-- BEGIN --

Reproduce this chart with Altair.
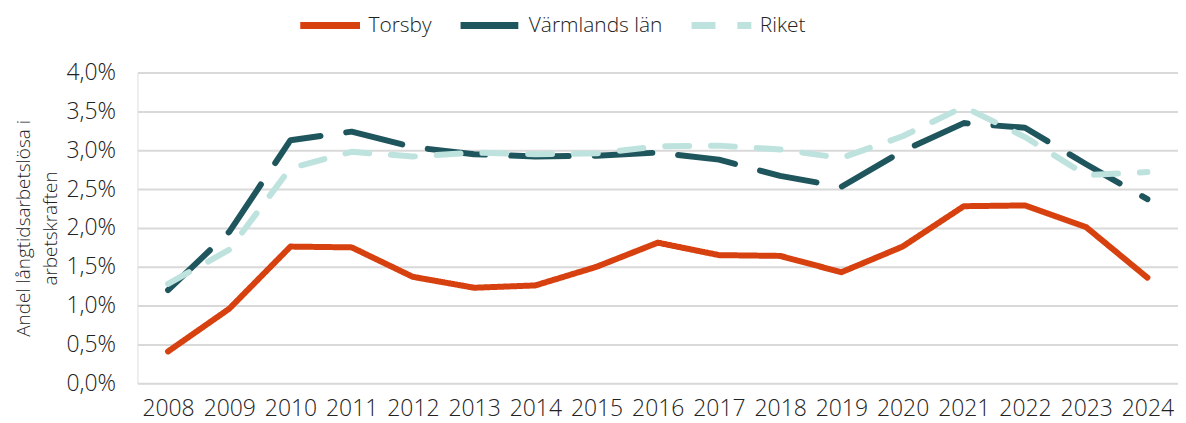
import altair as alt
import pandas as pd

years = [str(y) for y in range(2008, 2025)]
torsby = [0.41, 0.96, 1.76, 1.75, 1.37, 1.23, 1.26, 1.50, 1.81, 1.65, 1.64, 1.43, 1.76, 2.28, 2.29, 2.01, 1.36]
varmland = [1.20, 1.95, 3.13, 3.24, 3.04, 2.95, 2.92, 2.93, 2.97, 2.88, 2.67, 2.53, 2.99, 3.35, 3.29, 2.82, 2.37]
riket = [1.28, 1.72, 2.77, 2.98, 2.92, 2.97, 2.95, 2.96, 3.05, 3.06, 3.01, 2.90, 3.18, 3.56, 3.17, 2.68, 2.72]
y_ticks = [0.0, 0.5, 1.0, 1.5, 2.0, 2.5, 3.0, 3.5, 4.0]

series = ["Torsby", "Värmlands län", "Riket"]
colors = ["#D7410F", "#1F565D", "#BEE3DE"]
dashes = [[1, 0], [58, 26], [24, 22]]

rows = []
for name, vals in zip(series, [torsby, varmland, riket]):
    for y, v in zip(years, vals):
        rows.append({"År": y, "Serie": name, "Värde": v / 100})
df = pd.DataFrame(rows)

FONT = "Open Sans"
FW = 300
TXT = "#222222"

chart = alt.Chart(df).mark_line(strokeWidth=6, strokeCap="round", strokeJoin="round").encode(
    x=alt.X("År:N", sort=years,
            scale=alt.Scale(paddingInner=0, paddingOuter=0.5),
            axis=alt.Axis(title=None, labelAngle=0, labelFontSize=23, labelColor=TXT,
                          labelFont=FONT, labelFontWeight=FW, ticks=False, domain=False,
                          grid=False, labelPadding=14, labelOverlap=False)),
    y=alt.Y("Värde:Q", scale=alt.Scale(domain=[0, 0.04], nice=False),
            axis=alt.Axis(format=".1%", values=[t / 100 for t in y_ticks],
                          labelExpr="replace(datum.label, '.', ',')",
                          labelOverlap=False,
                          title=["Andel långtidsarbetslösa i", "arbetskraften"],
                          titleFontSize=19, titleFont=FONT, titleFontWeight=FW,
                          titleColor=TXT, titlePadding=6, titleLineHeight=27,
                          labelFontSize=23, labelFont=FONT, labelFontWeight=FW,
                          labelColor=TXT, labelPadding=22,
                          ticks=False, domain=False, gridColor="#D9D9D9", gridWidth=2)),
    color=alt.Color("Serie:N", sort=series,
                    scale=alt.Scale(domain=series, range=colors),
                    legend=alt.Legend(title=None, orient="none", direction="horizontal",
                                      legendX=160, legendY=-81, symbolType="stroke",
                                      symbolSize=3600, symbolStrokeWidth=7,
                                      labelFontSize=21, labelFont=FONT, labelFontWeight=FW,
                                      labelColor=TXT, columnPadding=14, labelOffset=5)),
    strokeDash=alt.StrokeDash("Serie:N", sort=series,
                              scale=alt.Scale(domain=series, range=dashes),
                              legend=None),
    order=alt.Order("serie_order:Q"),
    detail="Serie:N",
).transform_calculate(
    serie_order="datum.Serie == 'Torsby' ? 0 : (datum.Serie == 'Värmlands län' ? 1 : 2)"
).properties(
    width=1045, height=312,
    autosize=alt.AutoSizeParams(type="none"),
    padding={"left": 130, "top": 64, "right": 0, "bottom": 40},
).configure_view(stroke=None).configure(background="white")

chart.save("out.html", embed_options={"renderer": "svg", "actions": False})
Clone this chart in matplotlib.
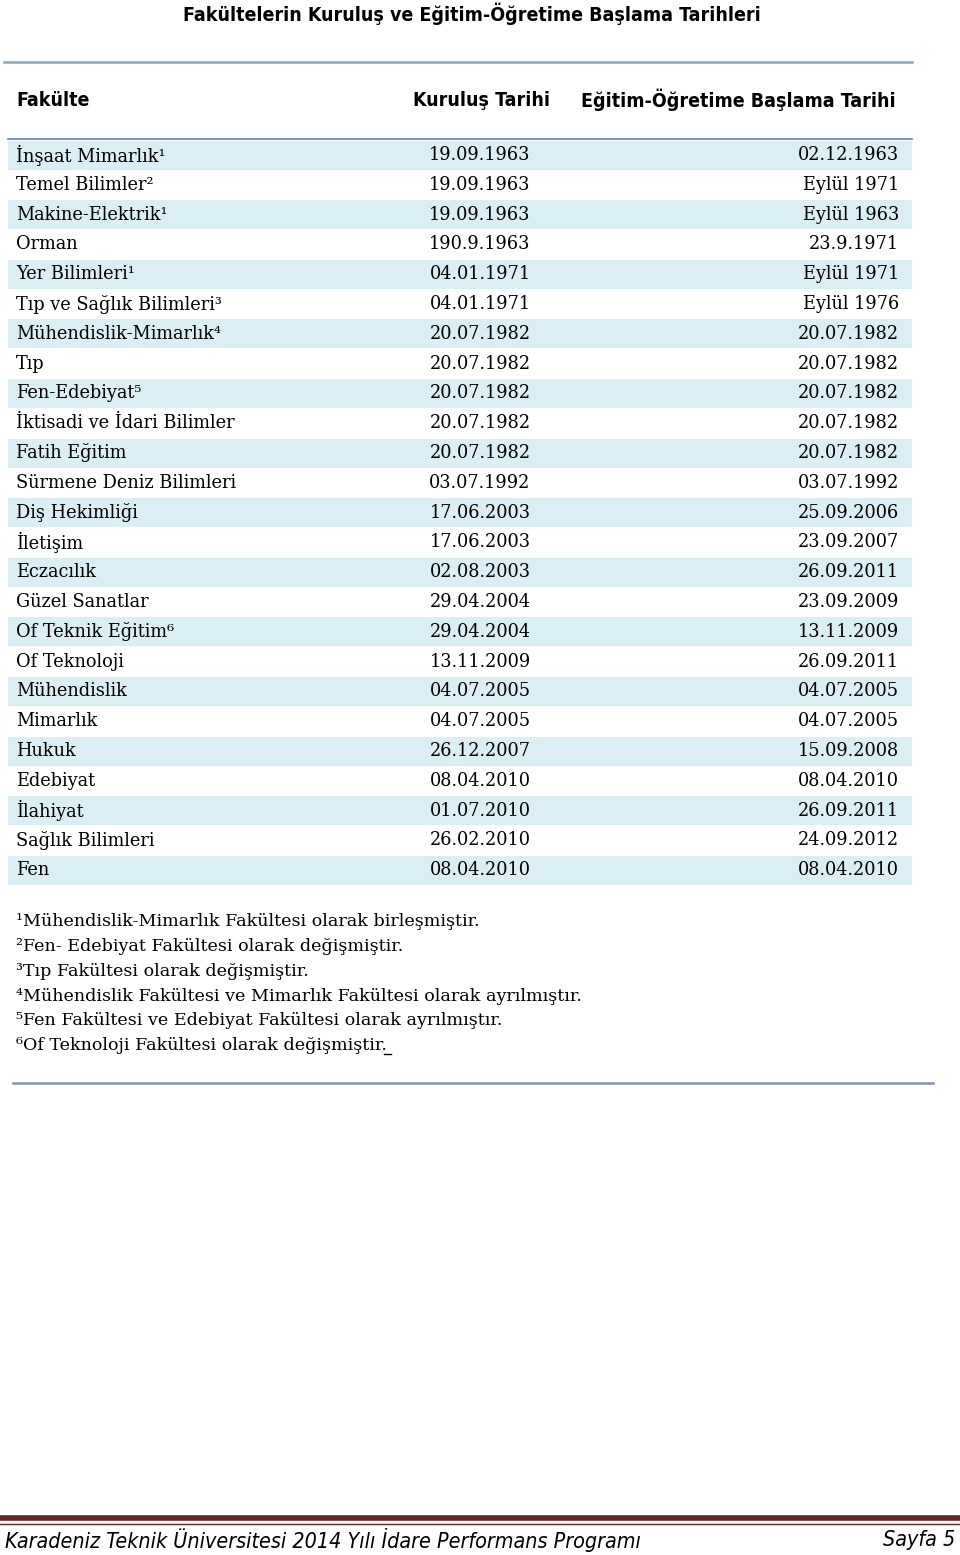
import matplotlib.pyplot as plt

# tablo verileri
fakulteler = ["İnşaat Mimarlık", "Temel Bilimler", "Makine-Elektrik", "Orman", "Yer Bilimleri",
              "Tıp ve Sağlık Bilimleri", "Mühendislik-Mimarlık", "Tıp", "Fen-Edebiyat",
              "İktisadi ve İdari Bilimler", "Fatih Eğitim", "Sürmene Deniz Bilimleri",
              "Diş Hekimliği", "İletişim", "Eczacılık", "Güzel Sanatlar", "Of Teknik Eğitim",
              "Of Teknoloji", "Mühendislik", "Mimarlık", "Hukuk", "Edebiyat", "İlahiyat",
              "Sağlık Bilimleri", "Fen"]
dipnot_no = ["¹", "²", "¹", "", "¹", "³", "⁴", "", "⁵", "", "", "", "", "", "", "", "⁶",
             "", "", "", "", "", "", "", ""]
kurulus = ["19.09.1963", "19.09.1963", "19.09.1963", "190.9.1963", "04.01.1971", "04.01.1971",
           "20.07.1982", "20.07.1982", "20.07.1982", "20.07.1982", "20.07.1982", "03.07.1992",
           "17.06.2003", "17.06.2003", "02.08.2003", "29.04.2004", "29.04.2004", "13.11.2009",
           "04.07.2005", "04.07.2005", "26.12.2007", "08.04.2010", "01.07.2010", "26.02.2010",
           "08.04.2010"]
baslama = ["02.12.1963", "Eylül 1971", "Eylül 1963", "23.9.1971", "Eylül 1971", "Eylül 1976",
           "20.07.1982", "20.07.1982", "20.07.1982", "20.07.1982", "20.07.1982", "03.07.1992",
           "25.09.2006", "23.09.2007", "26.09.2011", "23.09.2009", "13.11.2009", "26.09.2011",
           "04.07.2005", "04.07.2005", "15.09.2008", "08.04.2010", "26.09.2011", "24.09.2012",
           "08.04.2010"]
dipnotlar = ["¹Mühendislik-Mimarlık Fakültesi olarak birleşmiştir.",
             "²Fen- Edebiyat Fakültesi olarak değişmiştir.",
             "³Tıp Fakültesi olarak değişmiştir.",
             "⁴Mühendislik Fakültesi ve Mimarlık Fakültesi olarak ayrılmıştır.",
             "⁵Fen Fakültesi ve Edebiyat Fakültesi olarak ayrılmıştır.",
             "⁶Of Teknoloji Fakültesi olarak değişmiştir."]

govde = ['DejaVu Serif']
baslik = ['DejaVu Sans']

fig = plt.figure(figsize=(9.6, 15.55), dpi=100)
ax = fig.add_axes([0, 0, 1, 1])
ax.set_xlim(0, 960)
ax.set_ylim(1555, 0)
ax.axis('off')

ax.text(472, 14, "Fakültelerin Kuruluş ve Eğitim-Öğretime Başlama Tarihleri", ha='center', va='center',
        fontsize=14, fontweight='bold', family=baslik, fontstretch='condensed')
ax.plot([4, 912], [62, 62], color='#8DA4BE', lw=1.8)

ax.text(16, 100, "Fakülte", ha='left', va='center', fontsize=14, fontweight='bold', family=baslik,
        fontstretch='condensed')
ax.text(550, 100, "Kuruluş Tarihi", ha='right', va='center', fontsize=14, fontweight='bold',
        family=baslik, fontstretch='condensed')
ax.text(896, 100, "Eğitim-Öğretime Başlama Tarihi", ha='right', va='center', fontsize=14,
        fontweight='bold', family=baslik, fontstretch='condensed')

y0, dy = 155, 29.8
for i in range(len(fakulteler)):
    y = y0 + i * dy
    if i % 2 == 0:
        ax.fill_between([8, 912], y - 14.5, y + 14.5, color='#DBEEF4', lw=0)
    ax.text(16, y, fakulteler[i] + dipnot_no[i], ha='left', va='center', fontsize=12.8, family=govde)
    ax.text(480, y, kurulus[i], ha='center', va='center', fontsize=12.8, family=govde)
    ax.text(899, y, baslama[i], ha='right', va='center', fontsize=12.8, family=govde)
ax.plot([8, 912], [139, 139], color='#5B83B0', lw=1.2)

for j, d in enumerate(dipnotlar):
    ax.text(16, 922 + j * 24.7, d, ha='left', va='center', fontsize=12.6, family=govde)
# son noktanın altı çizili
ax.plot([384, 391], [1054, 1054], color='black', lw=1)
ax.plot([13, 933], [1083, 1083], color='#8196AE', lw=1.8)

ax.plot([0, 960], [1518, 1518], color='#632523', lw=4)
ax.plot([0, 960], [1524, 1524], color='#632523', lw=1)
ax.text(5, 1540, "Karadeniz Teknik Üniversitesi 2014 Yılı İdare Performans Programı", ha='left',
        va='center', fontsize=15.4, fontstyle='italic', family=baslik, fontstretch='condensed')
ax.text(955, 1540, "Sayfa 5", ha='right', va='center', fontsize=15.4, fontstyle='italic',
        family=baslik, fontstretch='condensed')

fig.savefig('out.png', dpi=100)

-- END --

Lines containing "chart" are to be counted. State the total and add nothing.

Task output:
4